Vape stores on, then off, then on provincial list of essential services

by Stephen Dafoe

Vape shop owners in Alberta had a few hours of added stress on Monday when they found themselves briefly removed from the province’s list of essential services.

The category was included in Friday night’s list of essential businesses; however, an updated list on Monday completely removed vape businesses from the list of essential services. A further update to the list a few hours later included them once again.

Locally, the addition, removal and subsequent re-addition to the list caused some stress and confusion for Thomas Kirsop, owner of Alternatives & Options Vapourizers and E-Liquids Ltd., which operates a location in Morinville and St. Albert.

“When the government first announced the retail curtailment, there wasn’t a list, so I shut down for 30 minutes, built some signs and taped them up for curbside service,” Kirsop said. “That night, I took them down and reassured our customers that they would not be in a position where it was easier to go back to smoking. This afternoon I had all those signs back out and ready to go back on the windows. The stress was quite acute. Aside from the impact on my family as a small business owner, I was very concerned that the many folks we have helped escape combustible tobacco will slip back to it.”

It is a sentiment shared by Danielle Rowland-Dow, co-owner of Daawgs Vape house and T Daawg Labs, which operates several vape shops in Alberta and Saskatchewan as well as a manufacturing facility.

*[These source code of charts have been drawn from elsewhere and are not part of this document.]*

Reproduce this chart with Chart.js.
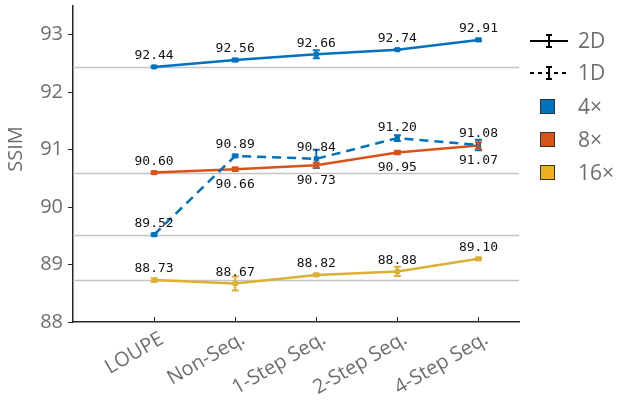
<!DOCTYPE html>
<html>
<head>
<meta charset="utf-8">
<script src="https://cdn.jsdelivr.net/npm/chart.js@4/dist/chart.umd.min.js"></script>
<style>
  html, body { margin: 0; padding: 0; background: #fff; }
  #wrap { width: 619px; height: 407px; }
</style>
</head>
<body>
<div id="wrap"><canvas id="ssimChart"></canvas></div>
<script>
// categories and values
var categories = ["LOUPE", "Non-Seq.", "1-Step Seq.", "2-Step Seq.", "4-Step Seq."];
var yTicks = [88, 89, 90, 91, 92, 93];

var ssim2d4x  = [92.44, 92.56, 92.66, 92.74, 92.91];
var err2d4x   = [0.01, 0.02, 0.07, 0.01, 0.02];
var ssim1d4x  = [89.52, 90.89, 90.84, 91.20, 91.08];
var err1d4x   = [0.02, 0.02, 0.16, 0.05, 0.09];
var ssim2d8x  = [90.60, 90.66, 90.73, 90.95, 91.07];
var err2d8x   = [0.02, 0.03, 0.04, 0.03, 0.06];
var ssim2d16x = [88.73, 88.67, 88.82, 88.88, 89.10];
var err2d16x  = [0.03, 0.12, 0.02, 0.08, 0.02];

var blue = "#0072BD", orange = "#D95319", yellow = "#DDB035";
var gray = "#6e6e6e", axisCol = "#262626";

function pts(vals) {
  return vals.map(function (v, i) { return { x: i, y: v }; });
}

function series(label, vals, errs, color, dashed, labelPos) {
  return {
    label: label,
    data: pts(vals),
    errors: errs,
    labelPos: labelPos,
    borderColor: color,
    backgroundColor: color,
    borderWidth: 2.5,
    borderDash: dashed ? [9, 6] : [],
    pointStyle: "rect",
    pointRadius: 3.6,
    pointBorderWidth: 0,
    tension: 0
  };
}

// horizontal reference lines at the LOUPE values, error bars, value labels, legend
var decor = {
  id: "decor",
  beforeDatasetsDraw: function (chart) {
    var ctx = chart.ctx, a = chart.chartArea, ys = chart.scales.y;
    var refs = [ssim2d4x[0], ssim2d8x[0], ssim1d4x[0], ssim2d16x[0]];
    ctx.save();
    ctx.strokeStyle = "#c4c4c4";
    ctx.lineWidth = 1.5;
    refs.forEach(function (v) {
      var y = Math.round(ys.getPixelForValue(v)) + 0.5;
      ctx.beginPath();
      ctx.moveTo(a.left, y);
      ctx.lineTo(a.right, y);
      ctx.stroke();
    });
    ctx.restore();
  },
  afterDatasetsDraw: function (chart) {
    var ctx = chart.ctx, a = chart.chartArea, ys = chart.scales.y, xs = chart.scales.x;
    ctx.save();
    // x tick marks pointing inwards
    ctx.strokeStyle = axisCol;
    ctx.lineWidth = 1;
    categories.forEach(function (c, i) {
      var x = Math.round(xs.getPixelForValue(i)) + 0.5;
      ctx.beginPath();
      ctx.moveTo(x, a.bottom);
      ctx.lineTo(x, a.bottom - 5);
      ctx.stroke();
    });
    // error bars
    chart.data.datasets.forEach(function (ds, di) {
      var meta = chart.getDatasetMeta(di);
      ctx.strokeStyle = ds.borderColor;
      ctx.lineWidth = 2;
      meta.data.forEach(function (p, i) {
        var v = ds.data[i].y, e = ds.errors[i];
        var y1 = ys.getPixelForValue(v - e), y2 = ys.getPixelForValue(v + e);
        ctx.beginPath();
        ctx.moveTo(p.x, y1); ctx.lineTo(p.x, y2);
        ctx.moveTo(p.x - 3.5, y1); ctx.lineTo(p.x + 3.5, y1);
        ctx.moveTo(p.x - 3.5, y2); ctx.lineTo(p.x + 3.5, y2);
        ctx.stroke();
      });
    });
    // value labels
    ctx.font = "13px 'DejaVu Sans Mono'";
    ctx.fillStyle = "#111";
    ctx.textAlign = "center";
    ctx.textBaseline = "middle";
    chart.data.datasets.forEach(function (ds, di) {
      var meta = chart.getDatasetMeta(di);
      meta.data.forEach(function (p, i) {
        var below = ds.labelPos[i] === "b";
        ctx.fillText(ds.data[i].y.toFixed(2), p.x, p.y + (below ? 15 : -11));
      });
    });
    // y title
    ctx.save();
    ctx.translate(16, 149);
    ctx.rotate(-Math.PI / 2);
    ctx.font = "20px 'Open Sans'";
    ctx.fillStyle = gray;
    ctx.fillText("SSIM", 0, 0);
    ctx.restore();
    // legend
    var lx = 530, tx = 578;
    ctx.font = "21px 'Open Sans'";
    ctx.textAlign = "left";
    ctx.fillStyle = gray;
    [[41, false], [73, true]].forEach(function (r, k) {
      var y = r[0];
      ctx.strokeStyle = "#000";
      ctx.lineWidth = 2;
      ctx.setLineDash(r[1] ? [4, 4] : []);
      ctx.beginPath();
      ctx.moveTo(lx, y); ctx.lineTo(lx + 38, y);
      ctx.stroke();
      ctx.setLineDash([]);
      ctx.beginPath();
      ctx.moveTo(lx + 19, y - 6); ctx.lineTo(lx + 19, y + 6);
      ctx.moveTo(lx + 16, y - 6); ctx.lineTo(lx + 22, y - 6);
      ctx.moveTo(lx + 16, y + 6); ctx.lineTo(lx + 22, y + 6);
      ctx.stroke();
      ctx.fillText(k === 0 ? "2D" : "1D", tx, y + 1);
    });
    [[107, blue, "4\u00d7"], [140, orange, "8\u00d7"], [173, "#EDB120", "16\u00d7"]].forEach(function (r) {
      ctx.fillStyle = r[1];
      ctx.fillRect(540, r[0] - 8, 15, 15);
      ctx.strokeStyle = "#333";
      ctx.lineWidth = 1;
      ctx.strokeRect(540.5, r[0] - 7.5, 14, 14);
      ctx.fillStyle = gray;
      ctx.fillText(r[2], tx, r[0] + 1);
    });
    ctx.restore();
  }
};

new Chart(document.getElementById("ssimChart").getContext("2d"), {
  type: "line",
  data: {
    datasets: [
      series("2D 4x", ssim2d4x, err2d4x, blue, false, ["a", "a", "a", "a", "a"]),
      series("1D 4x", ssim1d4x, err1d4x, blue, true, ["a", "a", "a", "a", "a"]),
      series("2D 8x", ssim2d8x, err2d8x, orange, false, ["a", "b", "b", "b", "b"]),
      series("2D 16x", ssim2d16x, err2d16x, yellow, false, ["a", "a", "a", "a", "a"])
    ]
  },
  options: {
    responsive: true,
    maintainAspectRatio: false,
    animation: false,
    layout: { padding: { top: 6, right: 100, left: 0, bottom: 0 } },
    plugins: { legend: { display: false }, tooltip: { enabled: false } },
    scales: {
      x: {
        type: "linear",
        min: -1,
        max: 4.5,
        afterBuildTicks: function (scale) {
          scale.ticks = categories.map(function (c, i) { return { value: i }; });
        },
        afterFit: function (scale) {
          scale.height = 85;
          scale.paddingLeft = 0;
          scale.paddingRight = 0;
        },
        grid: { display: true, drawOnChartArea: false, drawTicks: false },
        border: { display: true, color: axisCol, width: 1.5 },
        ticks: {
          minRotation: 30,
          maxRotation: 30,
          autoSkip: false,
          padding: 5,
          labelOffset: 8,
          color: gray,
          font: { family: "'Open Sans'", size: 20 },
          callback: function (v) { return categories[v]; }
        }
      },
      y: {
        min: 88,
        max: 93.5,
        afterBuildTicks: function (scale) {
          scale.ticks = yTicks.map(function (v) { return { value: v }; });
        },
        afterFit: function (scale) {
          scale.width = 73;
          scale.paddingTop = 0;
          scale.paddingBottom = 0;
        },
        grid: { display: true, drawOnChartArea: false, tickLength: 5, color: axisCol },
        border: { display: true, color: axisCol, width: 1.5 },
        ticks: {
          padding: 5,
          color: gray,
          font: { family: "'Open Sans'", size: 20 }
        }
      }
    }
  },
  plugins: [decor]
});
</script>
</body>
</html>
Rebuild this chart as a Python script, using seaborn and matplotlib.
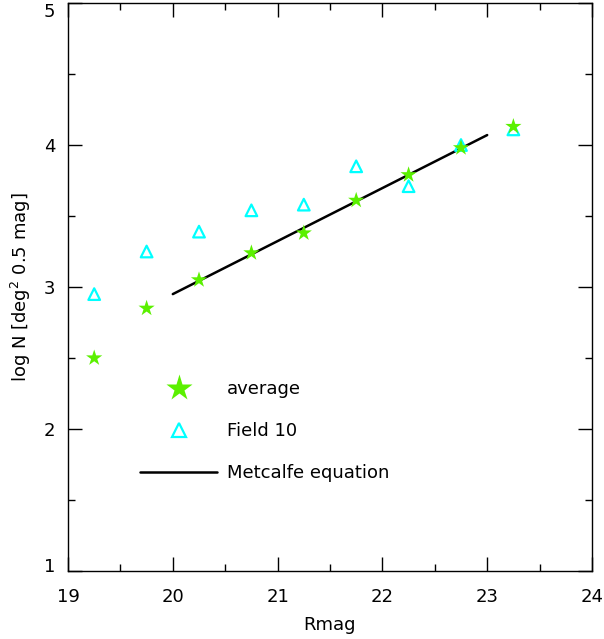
import matplotlib
matplotlib.use("Agg")
import matplotlib.pyplot as plt
from matplotlib.lines import Line2D
from matplotlib.ticker import MultipleLocator
from matplotlib.transforms import ScaledTranslation
import seaborn as sns
import pandas as pd

# Differential galaxy counts per half-magnitude bin
rmag = [19.25, 19.75, 20.25, 20.75, 21.25, 21.75, 22.25, 22.75, 23.25]
logn_average = [2.50, 2.85, 3.05, 3.24, 3.38, 3.61, 3.79, 3.98, 4.13]
logn_field10 = [2.95, 3.25, 3.39, 3.54, 3.58, 3.85, 3.71, 4.00, 4.11]

# Metcalfe count relation over its fitted range
metcalfe_rmag = [20.0, 23.0]
metcalfe_logn = [2.95, 4.07]

green = "#5BF000"
cyan = "#00FFFF"

sns.set_theme(style="ticks")
plt.rcParams["font.family"] = ["DejaVu Sans"]
plt.rcParams["text.color"] = "black"
plt.rcParams["axes.labelcolor"] = "black"

fig = plt.figure(figsize=(6.04, 6.39), dpi=100)
ax = fig.add_axes([0.1126, 0.1064, 0.8675, 0.8889])

df_avg = pd.DataFrame({"Rmag": rmag, "logN": logn_average})
df_f10 = pd.DataFrame({"Rmag": rmag, "logN": logn_field10})
df_met = pd.DataFrame({"Rmag": metcalfe_rmag, "logN": metcalfe_logn})

sns.lineplot(data=df_met, x="Rmag", y="logN", color="black", linewidth=1.8, ax=ax)
sns.scatterplot(data=df_f10, x="Rmag", y="logN", marker="^", s=70,
                facecolor="none", edgecolor=cyan, linewidth=1.6, ax=ax, zorder=3)
sns.scatterplot(data=df_avg, x="Rmag", y="logN", marker="*", s=150,
                color=green, edgecolor="none", ax=ax, zorder=4)

ax.set_xlim(19, 24)
ax.set_ylim(1, 5)
ax.xaxis.set_major_locator(MultipleLocator(1))
ax.xaxis.set_minor_locator(MultipleLocator(0.5))
ax.yaxis.set_major_locator(MultipleLocator(1))
ax.yaxis.set_minor_locator(MultipleLocator(0.5))
ax.tick_params(which="both", direction="in", top=True, right=True,
               labelsize=13, colors="black", labelcolor="black", width=1)
ax.tick_params(which="major", length=10)
ax.tick_params(which="minor", length=5)
ax.tick_params(axis="x", which="major", pad=12.5)
ax.tick_params(axis="y", which="major", pad=9)
for sp in ax.spines.values():
    sp.set_color("black")
    sp.set_linewidth(1)

ax.set_xlabel("Rmag", fontsize=13, labelpad=7)
ax.set_ylabel(r"log N [deg$^2$ 0.5 mag]", fontsize=13, labelpad=8)

# keep the end labels of the y axis inside the frame
fig.canvas.draw()
for lab in ax.get_yticklabels():
    txt = lab.get_text()
    if txt == "5":
        lab.set_transform(lab.get_transform() + ScaledTranslation(0, -7 / 100, fig.dpi_scale_trans))
    elif txt == "1":
        lab.set_transform(lab.get_transform() + ScaledTranslation(0, 6 / 100, fig.dpi_scale_trans))

handles = [
    Line2D([], [], linestyle="none", marker="*", markersize=20,
           color=green, markeredgecolor="none"),
    Line2D([], [], linestyle="none", marker="^", markersize=10,
           markerfacecolor="none", markeredgecolor=cyan, markeredgewidth=1.6),
    Line2D([], [], color="black", linewidth=1.8),
]
ax.legend(handles, ["average", "Field 10", "Metcalfe equation"],
          loc="upper left", bbox_to_anchor=(0.137, 0.336), frameon=False,
          fontsize=13, handlelength=4.3, handletextpad=0.55,
          labelspacing=1.32, borderpad=0, borderaxespad=0)

fig.savefig("out.png", dpi=100)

Rowland-Dow said there was no notice from the government. Just someone posting a screenshot on Facebook that the government list of essential businesses had changed.

“[The] post that announced we have been removed caused great panic. Customers panicked, business owners panicked. We were all scrambling as to why and how we could readjust our businesses again on no notice,” Rowland-Dow said, noting that she had sent emails to the province but got no reply back.

Above: Screen shots of the essential business list show the inclusion, removal, and subsequent inclusion of vape shops as essential businesses.

Both small business owners are relieved that the province reinstated the category to the list of essential services a few hours later.

Kirsop said his customers are smokers and former smokers, many of whom go to nicotine in times of stress. “Right now, everybody in the country is under a tremendous amount of stress. This is not an atmosphere that is going to be supportive of stopping nicotine use cold turkey.”

On Monday, the Vaping Industry Trade Association (VITA) applauded the Government of Alberta for recognizing vape shops as an essential service and called on other provinces to do the same.

“Without access to vaping products, adult vapers could turn back to smoking cigarettes,” said VITA Executive Director Allan Rewak on the association’s website Monday. “During this current unprecedented state of emergency, it is vitally important that we preserve all access points for adults through both convenience and dedicated adult-use vape stores. We’re grateful for the government of Alberta for recognizing this.”

VITA went on to say it believes that all provincial governments should follow Alberta’s example and deem both convenience stores and dedicated vape stores as essential services.

“As an industry built around reducing harm, we are prepared and eager to work with governments at all levels to preserve access to harm-reducing vape products while keeping consumers and industry members safe,” VITA President Daniel David said in the same release.

Whether the removal and subsequent addition was intentional or done in error is currently unknown. Morinville News has reached out Monday to the Government of Alberta’s communication department, who passed the question on. As of our publication deadline at 1 p.m. Tuesday, we have not yet received a response to our inquiry from government officials. If a reply is received, we will update this article with that information.